De volledige populatie had bij aanvang onvoldoende controle (MMD >6). Na 6 maanden waren 342 van de geanalyseerde personen met migraine (6,9%) uit het EUREkA-cohort vrij van migraineaanvallen. Bij 1.589 personen (32,0%) was sprake van optimale controle, 771 personen (15,5%) hadden matige controle en 2.261 personen (45,6%) hadden onvoldoende controle. In deze laatste groep had 27,1% een vermindering ≥50% in het aantal MMD bereikt. In de groepen die vrij waren van migraineaanvallen, optimale controle en matige controle hadden, waren deze percentages respectievelijk 82,5, 86,2 en 69,8%.
Uit de resultaten van deze ‘real-world’-studie, gebaseerd op gegevens uit het EUREkA-cohort, blijkt dat een hogere zorgstandaard voor migrainepreventie, gedefinieerd als optimale controle of zelfs vrij zijn van migraineaanvallen, in de dagelijkse praktijk wordt bereikt bij ongeveer 40% van de mensen met een hoge migrainebelasting die behandeld worden met anti-CGRP-monoklonale antilichamen.

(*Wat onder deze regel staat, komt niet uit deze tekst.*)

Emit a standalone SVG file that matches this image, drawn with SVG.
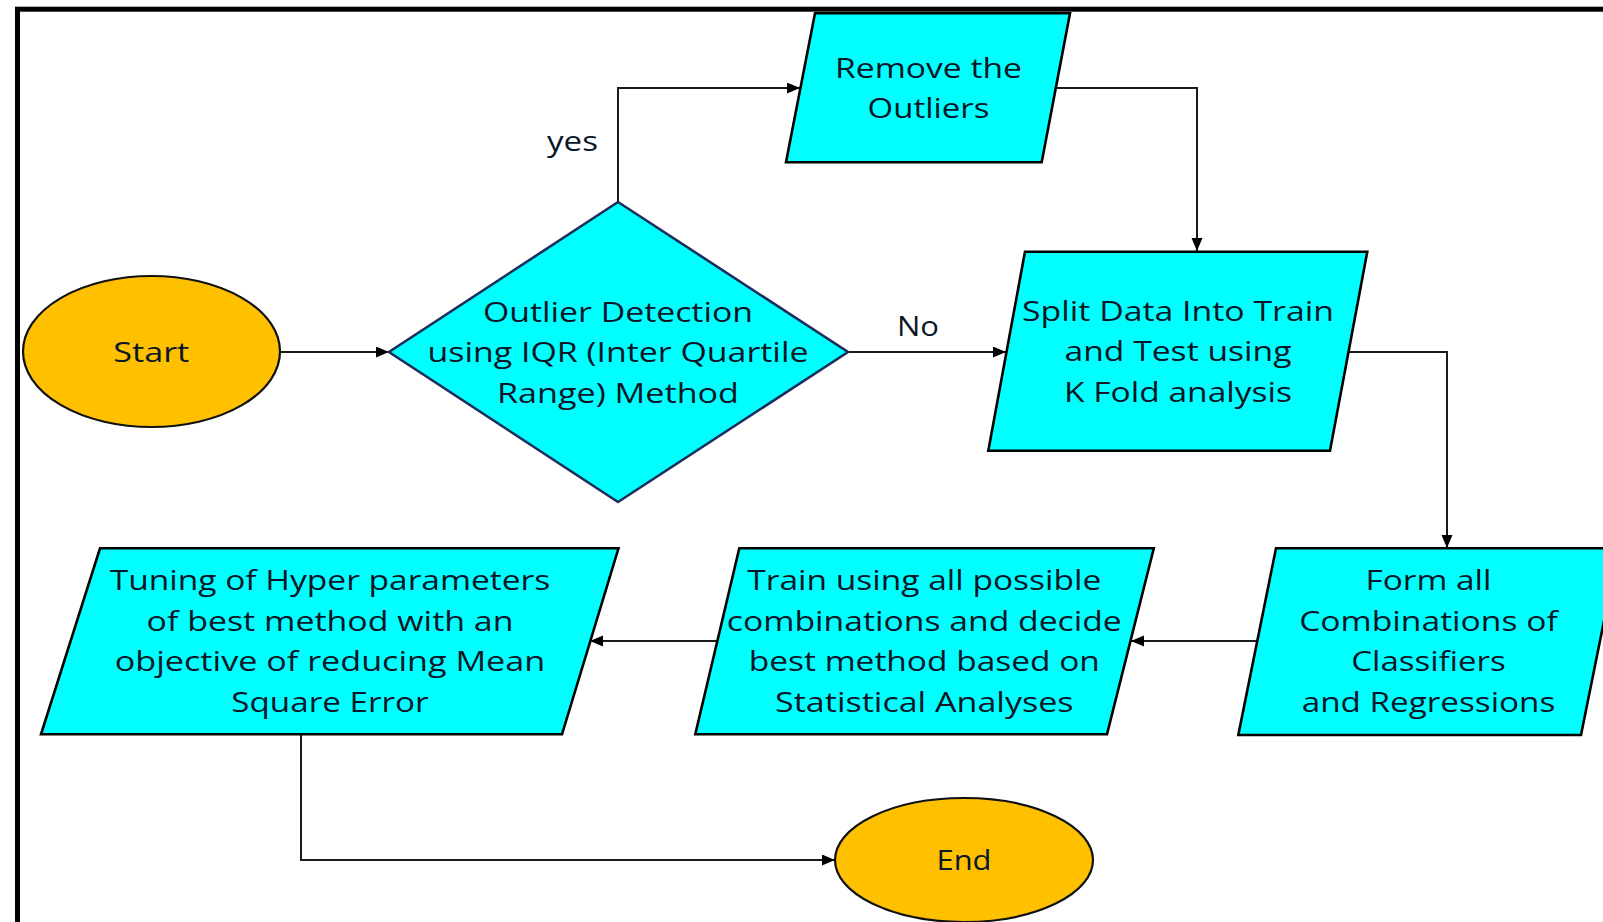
<svg xmlns="http://www.w3.org/2000/svg" width="1603" height="922" viewBox="0 0 1603 922">
<style>
.t{font-family:"Open Sans","Liberation Sans",sans-serif;font-size:28px;fill:#0b1626;text-anchor:middle;}
.l{font-family:"Open Sans","Liberation Sans",sans-serif;font-size:28px;fill:#0b1626;}
.para{fill:#00ffff;stroke:#000;stroke-width:2.6;stroke-linejoin:miter;}
.dia{fill:#00ffff;stroke:#1c2f5c;stroke-width:2.6;}
.term{fill:#ffc000;stroke:#111;stroke-width:2.2;}
.c{fill:none;stroke:#1a1a1a;stroke-width:2;marker-end:url(#ah);}
</style>
<defs>
<marker id="ah" markerUnits="userSpaceOnUse" markerWidth="14" markerHeight="12" refX="13" refY="5.5" orient="auto">
<path d="M0,0 L13,5.5 L0,11 z" fill="#000"/>
</marker>
</defs>
<rect x="0" y="0" width="1603" height="922" fill="#fff"/>
<rect x="17.5" y="9.2" width="1620" height="940" fill="none" stroke="#000" stroke-width="5"/>

<g id="connectors">
<path class="c" d="M280,352 H389"/>
<path class="c" d="M618,202 V88 H800"/>
<path class="c" d="M848,352 H1006"/>
<path class="c" d="M1055,88 H1197 V251"/>
<path class="c" d="M1348,352 H1447 V548"/>
<path class="c" d="M1257,641 H1131"/>
<path class="c" d="M717,641 H590"/>
<path class="c" d="M301,734 V860 H835"/>
<text class="l" x="547" y="151" textLength="51" lengthAdjust="spacingAndGlyphs">yes</text>
<text class="l" x="897" y="336" textLength="42" lengthAdjust="spacingAndGlyphs">No</text>
</g>

<g id="start">
<ellipse class="term" cx="151.5" cy="351.5" rx="128.5" ry="75.5"/>
<text class="t" x="151.3" y="361.5" textLength="76" lengthAdjust="spacingAndGlyphs">Start</text>
</g>

<g id="outlier-detection">
<polygon class="dia" points="618,202 848,352 618,502 389,352"/>
<text class="t" x="618" y="321.5" textLength="270" lengthAdjust="spacingAndGlyphs">Outlier Detection</text>
<text class="t" x="618" y="362" textLength="381" lengthAdjust="spacingAndGlyphs">using IQR (Inter Quartile</text>
<text class="t" x="618" y="402.5" textLength="242" lengthAdjust="spacingAndGlyphs">Range) Method</text>
</g>

<g id="remove-outliers">
<polygon class="para" points="815,13.3 1070,13.3 1041.7,162.3 786,162.3"/>
<text class="t" x="928.5" y="77.5" textLength="187" lengthAdjust="spacingAndGlyphs">Remove the</text>
<text class="t" x="928.5" y="118" textLength="122" lengthAdjust="spacingAndGlyphs">Outliers</text>
</g>

<g id="split-data">
<polygon class="para" points="1025,251.7 1367.3,251.7 1330,450.7 988.3,450.7"/>
<text class="t" x="1178" y="320.5" textLength="312" lengthAdjust="spacingAndGlyphs">Split Data Into Train</text>
<text class="t" x="1178" y="361" textLength="227" lengthAdjust="spacingAndGlyphs">and Test using</text>
<text class="t" x="1178" y="401.5" textLength="228" lengthAdjust="spacingAndGlyphs">K Fold analysis</text>
</g>

<g id="form-combinations">
<polygon class="para" points="1276,548.3 1618.7,548.3 1581,735 1238.3,735"/>
<text class="t" x="1428.5" y="590" textLength="126" lengthAdjust="spacingAndGlyphs">Form all</text>
<text class="t" x="1428.5" y="630.5" textLength="258.6" lengthAdjust="spacingAndGlyphs">Combinations of</text>
<text class="t" x="1428.5" y="671" textLength="154.4" lengthAdjust="spacingAndGlyphs">Classifiers</text>
<text class="t" x="1428.5" y="711.5" textLength="253.5" lengthAdjust="spacingAndGlyphs">and Regressions</text>
</g>

<g id="train-combinations">
<polygon class="para" points="739.3,548.3 1153.8,548.3 1107,734.3 695.3,734.3"/>
<text class="t" x="924.3" y="590" textLength="354" lengthAdjust="spacingAndGlyphs">Train using all possible</text>
<text class="t" x="924.3" y="630.5" textLength="395" lengthAdjust="spacingAndGlyphs">combinations and decide</text>
<text class="t" x="924.3" y="671" textLength="351" lengthAdjust="spacingAndGlyphs">best method based on</text>
<text class="t" x="924.3" y="711.5" textLength="298.5" lengthAdjust="spacingAndGlyphs">Statistical Analyses</text>
</g>

<g id="tuning">
<polygon class="para" points="100,548.3 618.5,548.3 562,734.3 41,734.3"/>
<text class="t" x="330" y="590" textLength="440.6" lengthAdjust="spacingAndGlyphs">Tuning of Hyper parameters</text>
<text class="t" x="330" y="630.5" textLength="367" lengthAdjust="spacingAndGlyphs">of best method with an</text>
<text class="t" x="330" y="671" textLength="430.4" lengthAdjust="spacingAndGlyphs">objective of reducing Mean</text>
<text class="t" x="330" y="711.5" textLength="197.3" lengthAdjust="spacingAndGlyphs">Square Error</text>
</g>

<g id="end">
<ellipse class="term" cx="964" cy="860" rx="129" ry="62" stroke-width="1.6"/>
<text class="t" x="964" y="870" textLength="55" lengthAdjust="spacingAndGlyphs">End</text>
</g>
</svg>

Bij ongeveer 1 op de 4 personen met onvoldoende controle werd alsnog een vermindering van ≥50% in het aantal MMD vastgesteld. Deze personen met migraine hadden echter een dusdanig hoge migrainefrequentie dat zij ondanks deze verbetering niet onder de grenswaarde voor optimale controle kwamen. Volgens de onderzoekers onderstrepen deze bevindingen de noodzaak om de wereldwijde toegang tot deze behandelingen te verbeteren.